--- begin ---
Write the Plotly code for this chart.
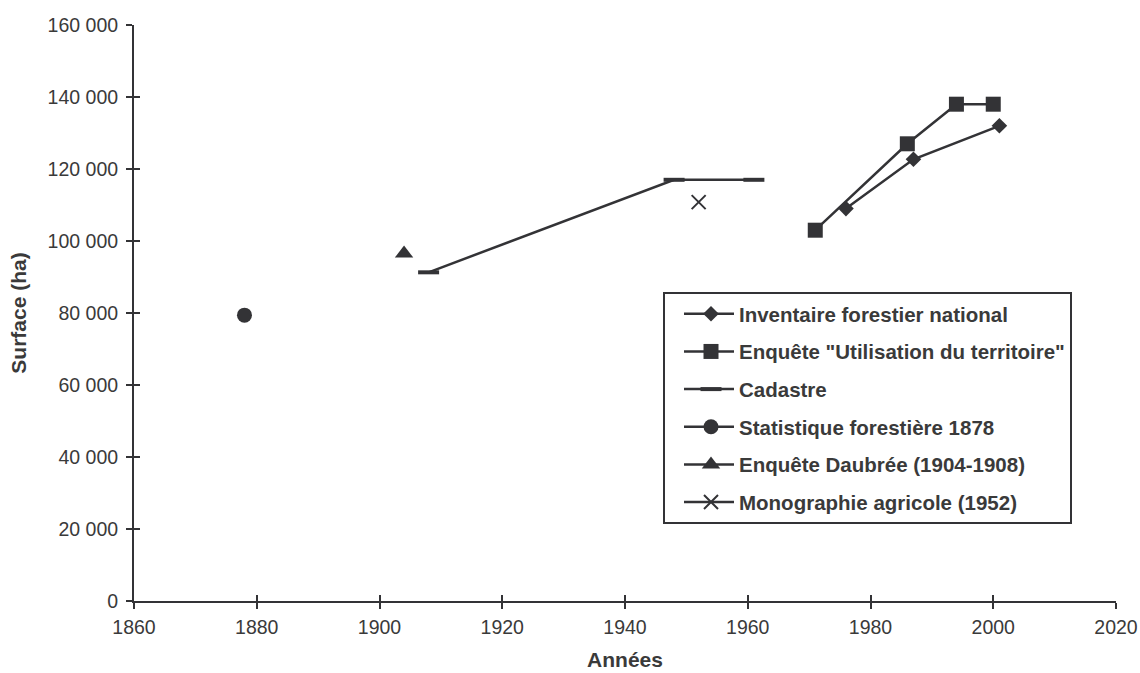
import plotly.graph_objects as go

# ---- data ----
ifn_years = [1976, 1987, 2001]
ifn_values = [109000, 122700, 132000]

enquete_years = [1971, 1986, 1994, 2000]
enquete_values = [103000, 127000, 138000, 138000]

cadastre_years = [1908, 1948, 1961]
cadastre_values = [91300, 117000, 117000]

stat1878_years = [1878]
stat1878_values = [79400]

daubree_years = [1904]
daubree_values = [96500]

monographie_years = [1952]
monographie_values = [110800]

series_names = [
    "Inventaire forestier national",
    "Enquête \"Utilisation du territoire\"",
    "Cadastre",
    "Statistique forestière 1878",
    "Enquête Daubrée (1904-1908)",
    "Monographie agricole (1952)",
]

x_tick_vals = [1860, 1880, 1900, 1920, 1940, 1960, 1980, 2000, 2020]
x_tick_text = ["1860", "1880", "1900", "1920", "1940", "1960", "1980", "2000", "2020"]
y_tick_vals = [0, 20000, 40000, 60000, 80000, 100000, 120000, 140000, 160000]
y_tick_text = ["0", "20 000", "40 000", "60 000", "80 000", "100 000", "120 000", "140 000", "160 000"]

# ---- style ----
DARK = "#333336"
TEXT = "#3a3a3a"
FONT = "Liberation Sans, Arial, sans-serif"

fig = go.Figure()

def add(xs, ys, name, symbol, size, mline=0):
    fig.add_trace(go.Scatter(
        x=xs, y=ys, name=name, mode="lines+markers",
        legendgroup=name,
        line=dict(color=DARK, width=2.5),
        marker=dict(symbol=symbol, size=size, color=DARK,
                    line=dict(color=DARK, width=mline)),
    ))

add(ifn_years, ifn_values, series_names[0], "diamond", 12)
add(enquete_years, enquete_values, series_names[1], "square", 15)
add(cadastre_years, cadastre_values, series_names[2], "line-ew", 15, mline=4)
add(stat1878_years, stat1878_values, series_names[3], "circle", 15)
add(daubree_years, daubree_values, series_names[4], "triangle-up", 16)
add(monographie_years, monographie_values, series_names[5], "x-thin", 14, mline=2)

axis_common = dict(
    showgrid=False, zeroline=False, automargin=False,
    showline=True, linecolor=DARK, linewidth=2,
    ticks="outside", ticklen=6, tickwidth=2, tickcolor=DARK,
    tickfont=dict(family=FONT, size=19.5, color=TEXT),
)

fig.update_layout(
    width=1140, height=673,
    margin=dict(l=134, r=24, t=25, b=72),
    paper_bgcolor="white", plot_bgcolor="white",
    font=dict(family=FONT, color=TEXT),
    xaxis=dict(
        range=[1860, 2020], tickvals=x_tick_vals, ticktext=x_tick_text,
        title=dict(text="Années", font=dict(family=FONT, size=21, color=TEXT, weight="bold")),
        ticklabelstandoff=2,
        **axis_common,
    ),
    yaxis=dict(
        range=[0, 160000], tickvals=y_tick_vals, ticktext=y_tick_text,
        title=dict(text="Surface (ha)", font=dict(family=FONT, size=21, color=TEXT, weight="bold")),
        ticklabelstandoff=4,
        **axis_common,
    ),
    xaxis2=dict(
        overlaying="x", range=[1860, 2020], tickvals=x_tick_vals,
        showticklabels=False, showgrid=False, zeroline=False, showline=False,
        ticks="inside", ticklen=6, tickwidth=2, tickcolor=DARK, side="bottom",
    ),
    yaxis2=dict(
        overlaying="y", range=[0, 160000], tickvals=y_tick_vals,
        showticklabels=False, showgrid=False, zeroline=False, showline=False,
        ticks="inside", ticklen=6, tickwidth=2, tickcolor=DARK, side="left",
    ),
    showlegend=True,
    legend=dict(
        x=0.5387, y=0.5365, xanchor="left", yanchor="top",
        bgcolor="white", bordercolor=DARK, borderwidth=2,
        font=dict(family=FONT, size=20.5, color=TEXT, weight="bold"),
        traceorder="grouped", tracegroupgap=8, itemwidth=64,
    ),
)

# invisible trace to activate overlay axes for crossing ticks
fig.add_trace(go.Scatter(x=[None], y=[None], xaxis="x2", yaxis="y2",
                         showlegend=False, hoverinfo="skip"))

# page without body margin; widen legend sample lines and centre markers on them
post = """
document.body.style.margin = '0';
var gd = document.getElementById('{plot_id}');
function fixLegend(){
  gd.querySelectorAll('.legend .traces').forEach(function(t){
    t.querySelectorAll('.legendlines path').forEach(function(p){ p.setAttribute('d','M19,0h50'); });
    t.querySelectorAll('.legendpoints').forEach(function(g){ g.setAttribute('transform','translate(9,0)'); });
  });
}
fixLegend();
gd.on('plotly_afterplot', fixLegend);
"""

fig.write_html("out.html", post_script=post, config={"displayModeBar": False})
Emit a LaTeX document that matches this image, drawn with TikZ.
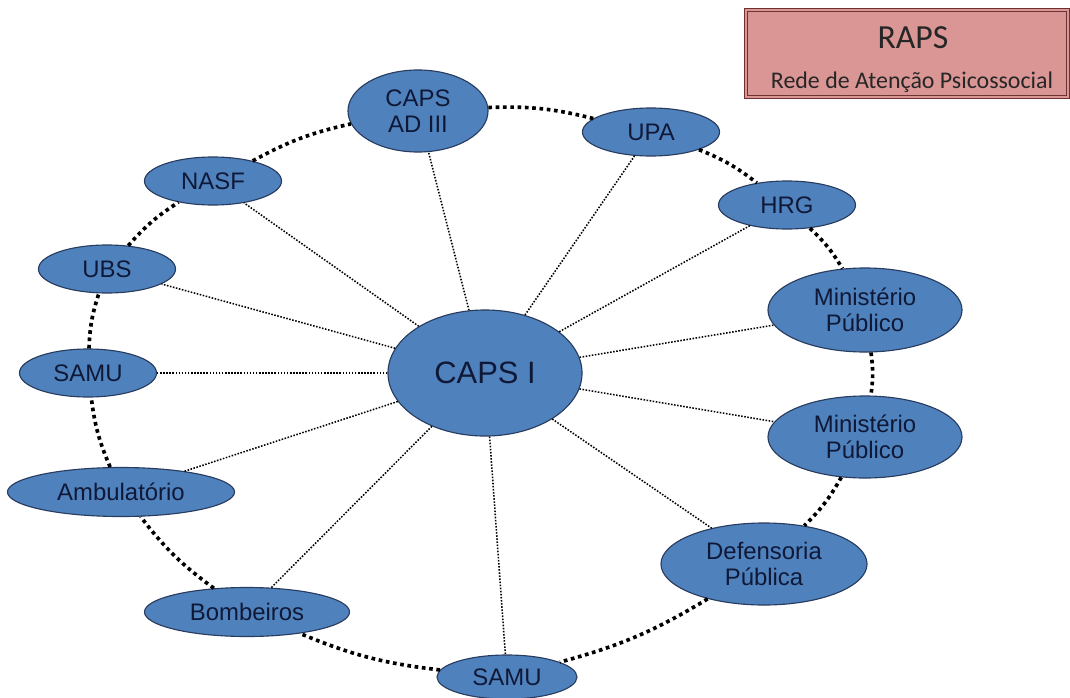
\documentclass[tikz,border=0pt]{standalone}
\usepackage{fontspec}
\setmainfont{Liberation Sans}
\newfontfamily\rapsfont{Carlito}
\usetikzlibrary{shapes.geometric}
\definecolor{capsfill}{RGB}{79,129,189}
\definecolor{capsline}{RGB}{40,60,95}
\definecolor{capstext}{RGB}{15,25,55}
\definecolor{rapsfill}{RGB}{217,150,148}
\definecolor{rapsline}{RGB}{110,50,50}
\tikzset{
  servico/.style={ellipse,draw=capsline,fill=capsfill,text=capstext,
    inner sep=0pt,align=center,font=\fontsize{17}{18.5}\selectfont,line width=0.8pt,
    minimum width=3.425cm,minimum height=1.2cm},
  anel/.style={line width=2.6pt,dash pattern=on 2.6pt off 2.6pt,bend left=8},
  raio/.style={line width=1.1pt,dash pattern=on 1.1pt off 1.1pt}
}
\begin{document}
\begin{tikzpicture}[x=0.025cm,y=-0.025cm]
  \useasboundingbox (0,0) rectangle (1070,697);
  % rede
  \node[servico,minimum width=4.85cm,minimum height=3.15cm,
    font=\fontsize{22}{24}\selectfont] (capsi) at (485,373) {CAPS I};
  \node[servico,minimum width=3.5cm,minimum height=2.05cm] (adiii) at (418,111) {CAPS\\AD III};
  \node[servico] (upa) at (651,132) {UPA};
  \node[servico] (hrg) at (787,205) {HRG};
  \node[servico,minimum width=4.85cm,minimum height=2.1cm] (mpa) at (865,310) {Ministério\\Público};
  \node[servico,minimum width=4.85cm,minimum height=2.05cm] (mpb) at (865,437) {Ministério\\Público};
  \node[servico,minimum width=5.15cm,minimum height=2.05cm] (defensoria) at (764,564) {Defensoria\\Pública};
  \node[servico,minimum width=3.5cm,minimum height=1.1cm] (samub) at (507,677) {SAMU};
  \node[servico,minimum width=5.125cm,minimum height=1.225cm] (bombeiros) at (247,612) {Bombeiros};
  \node[servico,minimum width=5.675cm,minimum height=1.225cm] (ambulatorio) at (121,492) {Ambulatório};
  \node[servico] (samua) at (88,373) {SAMU};
  \node[servico] (ubs) at (107,269) {UBS};
  \node[servico] (nasf) at (213,181) {NASF};
  % ligacoes
  \foreach \n in {adiii,upa,hrg,mpa,mpb,defensoria,samub,bombeiros,ambulatorio,samua,ubs,nasf}
    \draw[raio] (capsi) -- (\n);
  \foreach \a/\b in {adiii/upa,upa/hrg,hrg/mpa,mpa/mpb,mpb/defensoria,defensoria/samub,
    samub/bombeiros,bombeiros/ambulatorio,ambulatorio/samua,samua/ubs,ubs/nasf,nasf/adiii}
    \draw[anel] (\a) to (\b);
  % legenda
  \node[draw=rapsline,double=rapsfill,double distance=1.6pt,line width=0.6pt,
    fill=rapsfill,minimum width=8.05cm,minimum height=2.175cm] (raps) at (907,53.5) {};
  \node[font=\rapsfont\fontsize{24}{26}\selectfont,text=black!85,inner sep=0pt]
    (rapstitulo) at (913,38) {RAPS};
  \node[font=\rapsfont\fontsize{17}{19}\selectfont,text=black!85,inner sep=0pt]
    (rapssub) at (912,82) {Rede de Atenção Psicossocial};
\end{tikzpicture}
\end{document}
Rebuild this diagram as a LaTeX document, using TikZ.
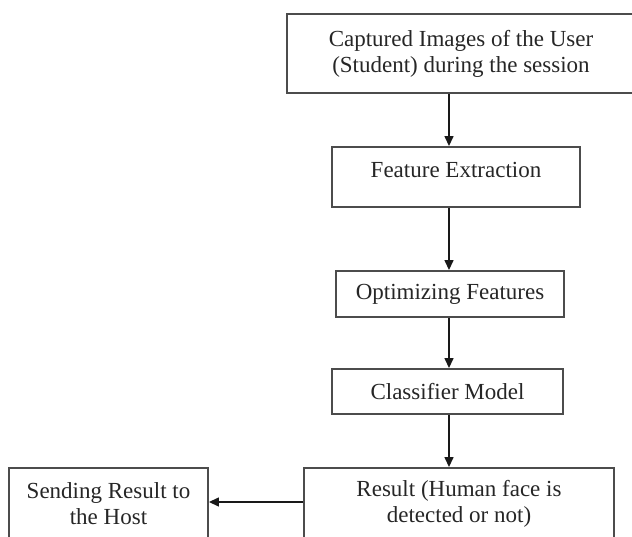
\documentclass[tikz,border=0pt]{standalone}
\usepackage{fontspec}
\setmainfont{Liberation Serif}
\usetikzlibrary{arrows.meta,calc}

\begin{document}
\begin{tikzpicture}[x=1pt,y=-1pt,>={Triangle[length=10pt,width=9pt]},
  font=\fontsize{23}{26}\selectfont,
  box/.style={draw=black!70,line width=1.9pt,text=black!85,align=center,inner sep=0pt},
  flow/.style={->,line width=1.4pt,black!90}]
\clip (0,0) rectangle (632,537);
\useasboundingbox (0,0) rectangle (632,537);
\node[box,minimum width=358pt,minimum height=79pt] (capture) at (466,53.5)
  {\hspace*{-10pt}Captured Images of the User\\\hspace*{-10pt}(Student) during the session};
\node[box,minimum width=248pt,minimum height=60pt,text depth=14pt] (feature) at (456,177) {Feature Extraction};
\node[box,minimum width=228pt,minimum height=46pt] (optim) at (450,294) {Optimizing Features};
\node[box,minimum width=231pt,minimum height=45pt] (classif) at (447.5,391.5) {Classifier Model};
\node[box,minimum width=310pt,minimum height=72pt] (result) at (459,504)
  {Result (Human face is\\detected or not)};
\node[box,minimum width=199pt,minimum height=72pt] (sending) at (108.5,504)
  {Sending Result to\\the Host};
\coordinate (spine) at (449,0);
\draw[flow] (capture.south -| spine) -- (feature.north -| spine);
\draw[flow] (feature.south -| spine) -- (optim.north -| spine);
\draw[flow] (optim.south -| spine) -- (classif.north -| spine);
\draw[flow] (classif.south -| spine) -- (result.north -| spine);
\draw[flow] ($(result.west)+(0,-2)$) -- ($(sending.east)+(0,-2)$);
\end{tikzpicture}
\end{document}
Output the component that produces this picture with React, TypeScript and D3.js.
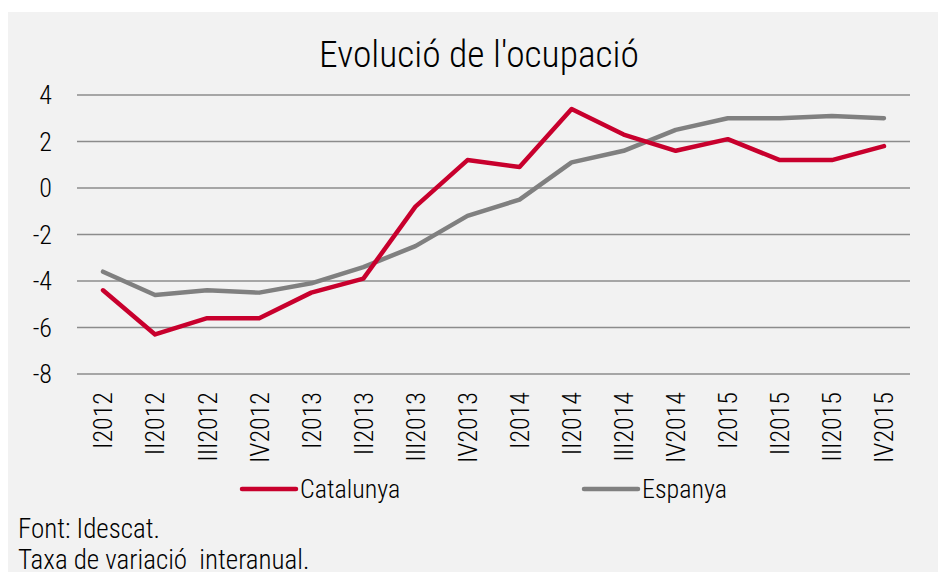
--- end ---
Stated problem: The lines from the start of the entries above through the one containing "monographie_values = [110800]" are to be retyped exactly, and no others. Pictures are left out.

Exercise solution:
Write the Plotly code for this chart.
import plotly.graph_objects as go

# ---- data ----
ifn_years = [1976, 1987, 2001]
ifn_values = [109000, 122700, 132000]

enquete_years = [1971, 1986, 1994, 2000]
enquete_values = [103000, 127000, 138000, 138000]

cadastre_years = [1908, 1948, 1961]
cadastre_values = [91300, 117000, 117000]

stat1878_years = [1878]
stat1878_values = [79400]

daubree_years = [1904]
daubree_values = [96500]

monographie_years = [1952]
monographie_values = [110800]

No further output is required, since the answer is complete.